A aquires lock, B preempts A, C wants to aquire lock, Prio of A is raised to prio of C, thus A preempts B, A releases lock, C aquires lock, prio of A is set
back to its own prio.

In the 3 threads example without priority inheritance:

A aquires lock, B preempts A, C wants to aquire lock, A has to wait until B is finished (which could be a very long time), A release the lock, C aquires lock.

[ssj71]

btw, one can fake atomics by using locks, see:
https://github.com/muse-sequencer/muse/ ... node.h#L29

since the lock only happens when modifying or reading a single value, it might considered rt-safe.
not 100% sure though.


not exactly about atomics, but here's some good info about memory barriers:
http://en.wikipedia.org/wiki/Memory_barrier
https://www.kernel.org/doc/Documentatio ... rriers.txt

I'd never heard about memory barriers. It makes sense theoretically. I don't really know how to apply it really.

raboof is right though, that code is definitely not RT safe precisely because it is not atomic at all. And I assume drumfix to be correct, then it is safe if you have an rt patched kernel. Though I'm reading about Pi-futex which is a user-space priority inheritance fast mutex implementation at kernel.org: https://www.kernel.org/doc/Documentation/pi-futex.txt
are patches hosted at kernel.org too or just mainline vanilla kernel stuff?

[Drumfix]

Oh, maybe PI-futexes have made it in into the mainline kernel already. Would be great.

For parallel programming (including memory barriers), i recommend reading this (esp. chapter 14):

http://kernel.org/pub/linux/kernel/peop ... ok-e1p.pdf

[diizy]

Priority inheritance is a kernel thing. The linux kernel with rt-patch provides priority inheritance, the stanard linux kernels do not.

Priority inheritance works like this: If a lower priority thread has ownership of a lock and a higher priority thread wants to take that lock,
then the priority of the lower priority thread is temporarily raised to the priority of the higher priority thread until it realeases the lock.

Oh, that makes sense. Thanks for the explanation.

[tramp]

I prefer very much "signaling" over all. sigc could be used not only in threads, it suits as well processes.

[kmatheussen]

Priority inheritance is a kernel thing.
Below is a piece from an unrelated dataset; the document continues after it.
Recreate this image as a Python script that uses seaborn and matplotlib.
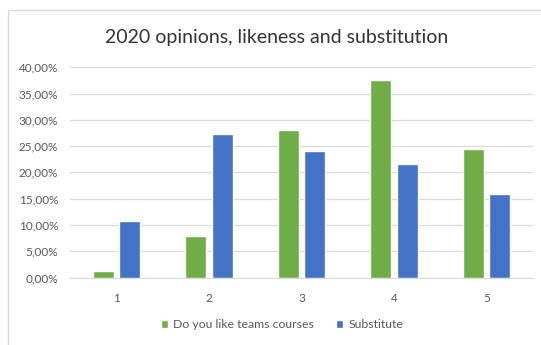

The linux kernel with rt-patch provides priority inheritance, the stanard linux kernels do not.

Priority inheritance works like this: If a lower priority thread has ownership of a lock and a higher priority thread wants to take that lock,
then the priority of the lower priority thread is temporarily raised to the priority of the higher priority thread until it realeases the lock.

So in the 3 threads example with priority inheritance, thread A prio 10, thread B prio 20, thread C prio 30:

A aquires lock, B preempts A, C wants to aquire lock, Prio of A is raised to prio of C, thus A preempts B, A releases lock, C aquires lock, prio of A is set
back to its own prio.

In the 3 threads example without priority inheritance:

A aquires lock, B preempts A, C wants to aquire lock, A has to wait until B is finished (which could be a very long time), A release the lock, C aquires lock.

You can do this manually too.

In a jack program, it should be enough to call "jack_acquire_real_time_scheduling(pthread_self(), jack_client_real_time_priority(client))" before obtaining the lock.